FOR IMMEDIATE RELEASE
Blight at the End of the Funnel - Edward Colver
July 1 August 20, 2006
Opening Reception: Saturday, July 1, 6-7:30pm
CSUF GRAND CENTRAL ART CENTER
125 N. Broadway, Santa Ana, CA 92701
714-567-7233, fax 714-567-7234
Director: Andrea Harris - 714-567-7234
Rental and Sales: Dennis Cubbage - 714-567-7236
Web site, http://www.grandcentralartcenter.com
Hours: Tuesday Thursday and Sunday 11a.m.-4 p.m., Friday and Saturday 11a.m.-9 p.m.
Edward Colver’s exhibition and book titled, Blight at the End of the Funnel, are epic explorations. The 200-page book and the exhibition examine the artist’s creative life from his many years documenting the punk music scene in Southern California, to his evocatively witty and poignant assemblages. The exhibition will feature 20 selected photographs and 15 assemblage works in the Grand Central Main Gallery, and in the Grand Central Project Room, Colver will assemble an original installation. The 200-page book, co-published by Last Gasp Press (San Francisco) and Grand Central Press (Santa Ana), will be printed in both hard and soft cover editions and feature more than 300 black-and-white and color images. Mick Farren, Mat Gleason, Larry Reid, and Jocko Weyland contributed essays for the book.
During the opening reception on Saturday, July 1, 2006, Colver will sign books from 6-7:30 p.m. In conjunction with the exhibition, a special admission-free concert will take place on the Artists Village promenade from 6-10 p.m. featuring the band Flipper and surprise guests. This project was sponsored by Quiksilver Edition. Art Direction and Design by Ryan DiDonato and Andrea Harris, Editor Sue Henger, Original Layout Concepts by Brent Martin. Printed by Prolong Press, Ltd. Hong Kong.
Mat Gleason, the editor of the Los Angeles-based magazine Coagula writes in his essay for the book:
Edward has pursued his own abyss-nested muse with no regard to the whims of taste or convention. Edward’s artistic oeuvre carries the authenticity of Dada, European art’s most radical movement, and the street credibility of the early L.A. punk scene, American music’s edgiest moment. To paraphrase the Sex Pistols, “He means it, man.”

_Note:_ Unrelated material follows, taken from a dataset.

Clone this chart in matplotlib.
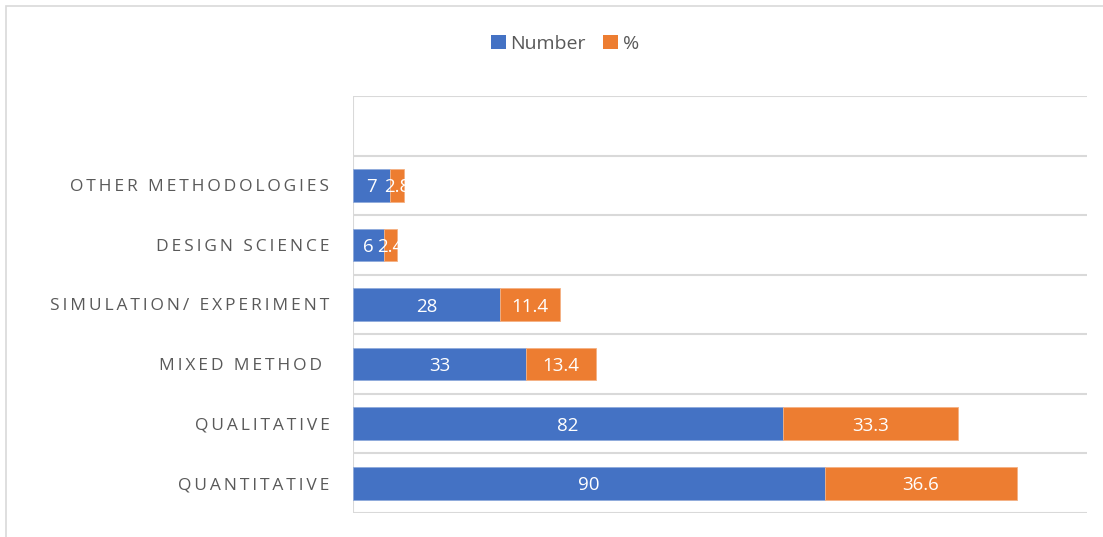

Born June 17, 1949, in Pomona, California, Edward Curtiss Colver is a third-generation Southern Californian. Colver, largely a self-taught artist and influenced by dada and surrealism (he admired Dali’s personality), was most impressed in his early years by the art of Southern California native Edward Kienholz. In the late 1960’s, Colver’s perspective on life and art was changed dramatically by his exposure to composers such as Edgar Varèse, Karlheinz Stockhausen, Krzysztof Penderecki, and, most notably, John Cage.
Three months after he began taking photographs, Colver had his first photo published: an image of performance artist Johanna Went, featured in BAM magazine. He has shot for dozens of record labels including EMI, Capitol, and Geffen and his photographs have been featured on more than 300 album covers.
Colver has not watched TV since 1979. He currently lives in a 1911 Craftsman house in Los Angeles with his wife Lani.